Given data >>
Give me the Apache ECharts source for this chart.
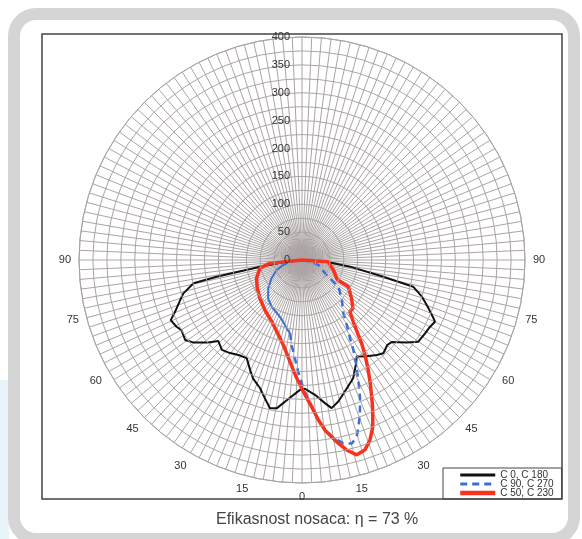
<!DOCTYPE html>
<html>
<head>
<meta charset="utf-8">
<script src="https://cdn.jsdelivr.net/npm/echarts@6/dist/echarts.min.js"></script>
<style>
  html, body { margin: 0; padding: 0; background: #fff; }
  #chart { width: 582px; height: 539px; }
</style>
</head>
<body>
<div id="chart"></div>
<script>
// gamma angle (deg, negative = left half-plane), intensity (cd/klm)
const c0_c180 = [
  [-90, 0], [-83, 34], [-80.9, 76], [-78.9, 156], [-77.9, 199], [-74.3, 221],
  [-71.8, 230], [-67.8, 246], [-65.4, 259], [-62, 255], [-59.8, 250], [-55.6, 254],
  [-52.9, 245], [-48.7, 224], [-45.9, 209], [-41.7, 216], [-37.7, 211], [-33.8, 205],
  [-29.4, 202], [-25.3, 218], [-22.4, 230], [-18.1, 242], [-15, 257], [-12.2, 272],
  [-9.7, 270], [-6.2, 253], [-0.9, 233], [1.3, 231], [5.5, 243], [9.1, 260],
  [11.3, 271], [14.4, 262], [19.2, 244], [23.4, 231], [27.7, 209], [29.5, 199],
  [34, 208], [38.2, 217], [41.1, 222], [45.1, 216], [47.5, 218], [51.8, 239],
  [54.9, 255], [59.2, 257], [62.5, 259], [65.1, 263], [66.1, 258], [69.1, 243],
  [73, 225], [76.5, 205], [78.4, 149], [82.1, 87], [86.1, 44], [90, 0]
];

const c90_c270 = [
  [-90, 0], [-82, 22], [-75, 35], [-68.4, 49], [-58.9, 64], [-50, 79],
  [-41.3, 92], [-33, 100], [-23.3, 107], [-16.9, 116], [-12.6, 126], [-9.3, 133],
  [-6.9, 154], [-4.1, 177], [-1.9, 201], [0.6, 230], [3.8, 264], [6.3, 295],
  [9.5, 321], [12.7, 337], [15.2, 341], [17.2, 332], [18.7, 316], [20.7, 294],
  [23, 266], [25.1, 238], [27.6, 209], [29.7, 186], [31.5, 165], [34.5, 142],
  [37.8, 121], [46, 99], [53.7, 81], [55.3, 68], [60, 48], [73, 31],
  [78, 15], [90, 0]
];
// index where the blue trace turns dashed
const c90_dashFrom = 11;

const c50_c230 = [
  [-90, 0], [-84, 58], [-79, 77], [-68, 88], [-57.7, 95], [-47.6, 102],
  [-36.5, 112], [-26.2, 123], [-19.4, 136], [-12.4, 156], [-6.7, 184], [-2.6, 212],
  [0.6, 236], [3.8, 264], [5.8, 288], [7.7, 308], [10.8, 332], [13.2, 350],
  [15.7, 363], [18.3, 359], [20.7, 345], [23, 325], [25.7, 292], [28.5, 258],
  [31.1, 230], [33.6, 204], [35.6, 184], [36.9, 168], [39.7, 144], [42.9, 126],
  [46.4, 126], [52.4, 112], [60, 96], [61, 72], [72.3, 59], [86.3, 47], [90, 0]
];

const seriesNames = ['C 0, C 180', 'C 90, C 270', 'C 50, C 230'];
const radiusLabels = [0, 50, 100, 150, 200, 250, 300, 350, 400];
const angleLabels = [0, 15, 30, 45, 60, 75, 90];

const gridColor = '#aca4a4';
const font = 'Liberation Sans, Arial, sans-serif';
const black = '#111';
const blue = '#3c6fd4';
const red = '#f8321c';

const toPolar = (arr) => arr.map((d) => [d[1], d[0]]);

const chart = echarts.init(document.getElementById('chart'));

const option = {
  backgroundColor: '#fff',
  animation: false,
  title: {
    text: 'Efikasnost nosaca: η = 73 %',
    left: 211,
    top: 507,
    textStyle: { fontFamily: font, fontSize: 16, fontWeight: 'normal', color: '#444' }
  },
  legend: {
    data: [
      { name: seriesNames[0], lineStyle: { width: 3 } },
      { name: seriesNames[1], lineStyle: { width: 3 } },
      { name: seriesNames[2], lineStyle: { width: 4.5 } }
    ],
    orient: 'vertical',
    left: 443,
    top: 468,
    padding: [2, 8, 1, 15],
    itemWidth: 35,
    itemHeight: 6,
    itemGap: -1,
    borderColor: '#444',
    borderWidth: 1,
    itemStyle: { opacity: 0 },
    textStyle: { fontFamily: font, fontSize: 10, color: '#333', lineHeight: 9 }
  },
  polar: {
    center: [302, 260],
    radius: 223
  },
  angleAxis: {
    type: 'value',
    min: -180,
    max: 180,
    interval: 2.5,
    startAngle: 90,
    clockwise: false,
    axisLine: { lineStyle: { color: gridColor, width: 1 } },
    axisTick: { show: false },
    splitLine: { lineStyle: { color: gridColor, width: 1 } },
    axisLabel: {
      margin: 8,
      color: '#333',
      fontFamily: font,
      fontSize: 11,
      formatter: (v) => (angleLabels.indexOf(Math.abs(v)) >= 0 ? String(Math.abs(v)) : '')
    }
  },
  radiusAxis: {
    type: 'value',
    min: 0,
    max: 400,
    interval: 25,
    z: 10,
    axisLine: { show: false },
    axisTick: { show: false },
    splitLine: { lineStyle: { color: gridColor, width: 1 } },
    axisLabel: {
      margin: 12,
      color: '#333',
      fontFamily: font,
      fontSize: 11,
      formatter: (v) => (radiusLabels.indexOf(v) >= 0 ? String(v) : '')
    }
  },
  series: [
    {
      name: seriesNames[0],
      type: 'line',
      coordinateSystem: 'polar',
      data: toPolar(c0_c180),
      symbol: 'none',
      lineStyle: { color: black, width: 2 },
      itemStyle: { color: black },
      z: 3
    },
    {
      name: seriesNames[1],
      type: 'line',
      coordinateSystem: 'polar',
      data: toPolar(c90_c270.slice(c90_dashFrom)),
      symbol: 'none',
      lineStyle: { color: blue, width: 2.5, type: [7, 5] },
      itemStyle: { color: blue },
      z: 4
    },
    {
      name: seriesNames[1],
      type: 'line',
      coordinateSystem: 'polar',
      data: toPolar(c90_c270.slice(0, c90_dashFrom + 1)),
      symbol: 'none',
      lineStyle: { color: blue, width: 2 },
      itemStyle: { color: blue },
      z: 4
    },
    {
      name: seriesNames[2],
      type: 'line',
      coordinateSystem: 'polar',
      data: toPolar(c50_c230),
      symbol: 'none',
      lineStyle: { color: red, width: 3.5 },
      itemStyle: { color: red },
      z: 5
    }
  ],
  graphic: [
    {
      type: 'rect',
      shape: { x: 0, y: 380, width: 9, height: 159 },
      style: { fill: '#e9f3fa' },
      silent: true
    },
    {
      type: 'rect',
      shape: { x: 14, y: 14, width: 560, height: 525, r: 22 },
      style: { fill: 'none', stroke: '#d5d5d5', lineWidth: 12 },
      silent: true
    },
    {
      type: 'rect',
      shape: { x: 42, y: 34, width: 520, height: 465 },
      style: { fill: 'none', stroke: '#444', lineWidth: 1.5 },
      silent: true
    }
  ]
};

chart.setOption(option);
</script>
</body>
</html>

Task >> Repeat the data above exactly, but not the pictures.

Exercise solution >>
Give me the Apache ECharts source for this chart.
<!DOCTYPE html>
<html>
<head>
<meta charset="utf-8">
<script src="https://cdn.jsdelivr.net/npm/echarts@6/dist/echarts.min.js"></script>
<style>
  html, body { margin: 0; padding: 0; background: #fff; }
  #chart { width: 582px; height: 539px; }
</style>
</head>
<body>
<div id="chart"></div>
<script>
// gamma angle (deg, negative = left half-plane), intensity (cd/klm)
const c0_c180 = [
  [-90, 0], [-83, 34], [-80.9, 76], [-78.9, 156], [-77.9, 199], [-74.3, 221],
  [-71.8, 230], [-67.8, 246], [-65.4, 259], [-62, 255], [-59.8, 250], [-55.6, 254],
  [-52.9, 245], [-48.7, 224], [-45.9, 209], [-41.7, 216], [-37.7, 211], [-33.8, 205],
  [-29.4, 202], [-25.3, 218], [-22.4, 230], [-18.1, 242], [-15, 257], [-12.2, 272],
  [-9.7, 270], [-6.2, 253], [-0.9, 233], [1.3, 231], [5.5, 243], [9.1, 260],
  [11.3, 271], [14.4, 262], [19.2, 244], [23.4, 231], [27.7, 209], [29.5, 199],
  [34, 208], [38.2, 217], [41.1, 222], [45.1, 216], [47.5, 218], [51.8, 239],
  [54.9, 255], [59.2, 257], [62.5, 259], [65.1, 263], [66.1, 258], [69.1, 243],
  [73, 225], [76.5, 205], [78.4, 149], [82.1, 87], [86.1, 44], [90, 0]
];

const c90_c270 = [
  [-90, 0], [-82, 22], [-75, 35], [-68.4, 49], [-58.9, 64], [-50, 79],
  [-41.3, 92], [-33, 100], [-23.3, 107], [-16.9, 116], [-12.6, 126], [-9.3, 133],
  [-6.9, 154], [-4.1, 177], [-1.9, 201], [0.6, 230], [3.8, 264], [6.3, 295],
  [9.5, 321], [12.7, 337], [15.2, 341], [17.2, 332], [18.7, 316], [20.7, 294],
  [23, 266], [25.1, 238], [27.6, 209], [29.7, 186], [31.5, 165], [34.5, 142],
  [37.8, 121], [46, 99], [53.7, 81], [55.3, 68], [60, 48], [73, 31],
  [78, 15], [90, 0]
];
// index where the blue trace turns dashed
const c90_dashFrom = 11;

const c50_c230 = [
  [-90, 0], [-84, 58], [-79, 77], [-68, 88], [-57.7, 95], [-47.6, 102],
  [-36.5, 112], [-26.2, 123], [-19.4, 136], [-12.4, 156], [-6.7, 184], [-2.6, 212],
  [0.6, 236], [3.8, 264], [5.8, 288], [7.7, 308], [10.8, 332], [13.2, 350],
  [15.7, 363], [18.3, 359], [20.7, 345], [23, 325], [25.7, 292], [28.5, 258],
  [31.1, 230], [33.6, 204], [35.6, 184], [36.9, 168], [39.7, 144], [42.9, 126],
  [46.4, 126], [52.4, 112], [60, 96], [61, 72], [72.3, 59], [86.3, 47], [90, 0]
];

const seriesNames = ['C 0, C 180', 'C 90, C 270', 'C 50, C 230'];
const radiusLabels = [0, 50, 100, 150, 200, 250, 300, 350, 400];
const angleLabels = [0, 15, 30, 45, 60, 75, 90];

const gridColor = '#aca4a4';
const font = 'Liberation Sans, Arial, sans-serif';
const black = '#111';
const blue = '#3c6fd4';
const red = '#f8321c';

const toPolar = (arr) => arr.map((d) => [d[1], d[0]]);

const chart = echarts.init(document.getElementById('chart'));

const option = {
  backgroundColor: '#fff',
  animation: false,
  title: {
    text: 'Efikasnost nosaca: η = 73 %',
    left: 211,
    top: 507,
    textStyle: { fontFamily: font, fontSize: 16, fontWeight: 'normal', color: '#444' }
  },
  legend: {
    data: [
      { name: seriesNames[0], lineStyle: { width: 3 } },
      { name: seriesNames[1], lineStyle: { width: 3 } },
      { name: seriesNames[2], lineStyle: { width: 4.5 } }
    ],
    orient: 'vertical',
    left: 443,
    top: 468,
    padding: [2, 8, 1, 15],
    itemWidth: 35,
    itemHeight: 6,
    itemGap: -1,
    borderColor: '#444',
    borderWidth: 1,
    itemStyle: { opacity: 0 },
    textStyle: { fontFamily: font, fontSize: 10, color: '#333', lineHeight: 9 }
  },
  polar: {
    center: [302, 260],
    radius: 223
  },
  angleAxis: {
    type: 'value',
    min: -180,
    max: 180,
    interval: 2.5,
    startAngle: 90,
    clockwise: false,
    axisLine: { lineStyle: { color: gridColor, width: 1 } },
    axisTick: { show: false },
    splitLine: { lineStyle: { color: gridColor, width: 1 } },
    axisLabel: {
      margin: 8,
      color: '#333',
      fontFamily: font,
      fontSize: 11,
      formatter: (v) => (angleLabels.indexOf(Math.abs(v)) >= 0 ? String(Math.abs(v)) : '')
    }
  },
  radiusAxis: {
    type: 'value',
    min: 0,
    max: 400,
    interval: 25,
    z: 10,
    axisLine: { show: false },
    axisTick: { show: false },
    splitLine: { lineStyle: { color: gridColor, width: 1 } },
    axisLabel: {
      margin: 12,
      color: '#333',
      fontFamily: font,
      fontSize: 11,
      formatter: (v) => (radiusLabels.indexOf(v) >= 0 ? String(v) : '')
    }
  },
  series: [
    {
      name: seriesNames[0],
      type: 'line',
      coordinateSystem: 'polar',
      data: toPolar(c0_c180),
      symbol: 'none',
      lineStyle: { color: black, width: 2 },
      itemStyle: { color: black },
      z: 3
    },
    {
      name: seriesNames[1],
      type: 'line',
      coordinateSystem: 'polar',
      data: toPolar(c90_c270.slice(c90_dashFrom)),
      symbol: 'none',
      lineStyle: { color: blue, width: 2.5, type: [7, 5] },
      itemStyle: { color: blue },
      z: 4
    },
    {
      name: seriesNames[1],
      type: 'line',
      coordinateSystem: 'polar',
      data: toPolar(c90_c270.slice(0, c90_dashFrom + 1)),
      symbol: 'none',
      lineStyle: { color: blue, width: 2 },
      itemStyle: { color: blue },
      z: 4
    },
    {
      name: seriesNames[2],
      type: 'line',
      coordinateSystem: 'polar',
      data: toPolar(c50_c230),
      symbol: 'none',
      lineStyle: { color: red, width: 3.5 },
      itemStyle: { color: red },
      z: 5
    }
  ],
  graphic: [
    {
      type: 'rect',
      shape: { x: 0, y: 380, width: 9, height: 159 },
      style: { fill: '#e9f3fa' },
      silent: true
    },
    {
      type: 'rect',
      shape: { x: 14, y: 14, width: 560, height: 525, r: 22 },
      style: { fill: 'none', stroke: '#d5d5d5', lineWidth: 12 },
      silent: true
    },
    {
      type: 'rect',
      shape: { x: 42, y: 34, width: 520, height: 465 },
      style: { fill: 'none', stroke: '#444', lineWidth: 1.5 },
      silent: true
    }
  ]
};

chart.setOption(option);
</script>
</body>
</html>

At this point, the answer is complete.